È un progetto di enorme portata, ragione per cui sorge spontaneo chiedersi se storicamente il giubileo biblico abbia avuto luogo; sono molti a ritenere l’evento poco probabile, a ogni modo non si hanno tracce certe della sua applicazione. Del resto si possono intuire i problemi logistici relativi che lo rendevano difficilmente applicabile (per esempio come lasciare a riposo la terra per due anni di fila, quello sabbatico e quello giubilare, e nutrirsi). Inoltre, come detto in premessa, la conditio sine qua non è la possibilità che il popolo viva nella terra di Israele, presupposto non sempre possibile viste le diaspore e le prigionie in altri paesi. Oggi giorno questa condizione è soddisfatta dall’esistenza dello stato di Israele, ma bisogna fare due riflessioni in merito. La prima è una riflessione meramente numerica: quando il testo di Levitico fu redatto, il popolo sulla terra di Israele era numericamente inferiore rispetto a oggi, motivo per cui la divisione e restituzione della terra aveva un andamento diverso. La Torah inoltre non affronta il caso di aumento della popolazione. Altra importante considerazione è che l’attuale stato di Israele, con buona pace dei suoi detrattori che lo equiparano a stati teocratici, non segue la normativa biblica, è retto da principi di democrazia applicata come lo è quello italiano. Il riferimento alla Bibbia è parte della vita dello stato, della cultura, ma non disciplina in toto la vita del popolo. Detto in altre parole, non mette in atto la condizione storica descritta nella Torah.

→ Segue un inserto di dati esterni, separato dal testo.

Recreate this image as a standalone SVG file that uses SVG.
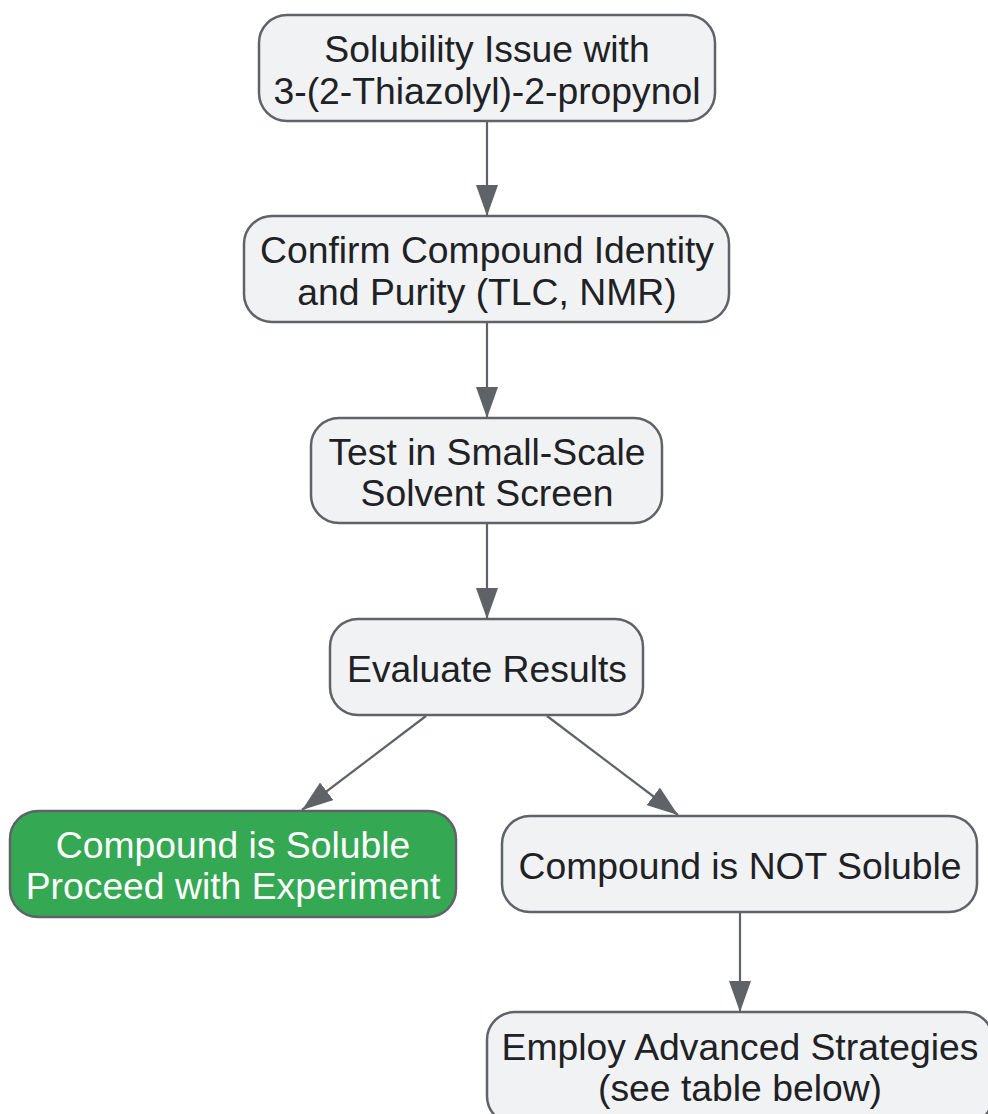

A prescindere da questa presa di coscienza che il giubileo biblico è qualcosa di più utopico che reale, rimane il grande valore dei principi che esprime, principi che possono suggerire comportamenti di giustizia e perdono nelle relazioni col fratello.

L’anno giubilare cattolico è nato, si è sviluppato e ha preso forme in un contesto storico differente rispetto a quello biblico; a partire dalla cadenza venticinquennale, dall’invito a recarsi in luoghi santi di pellegrinaggio e dalle motivazioni di indizione (si veda la bolla papale del 1300) se ne distacca. Restano l’omonimia del termine e il riferimento concettuale alla remissione dei debiti da intendersi in senso spirituale però, non materiale.

Conoscere le radici del cristianesimo comporta conoscere la Torah, ma al contempo occorre capirne le differenze tutte volte a creare ricchezza, mai sottrazione o impoverimento spirituale.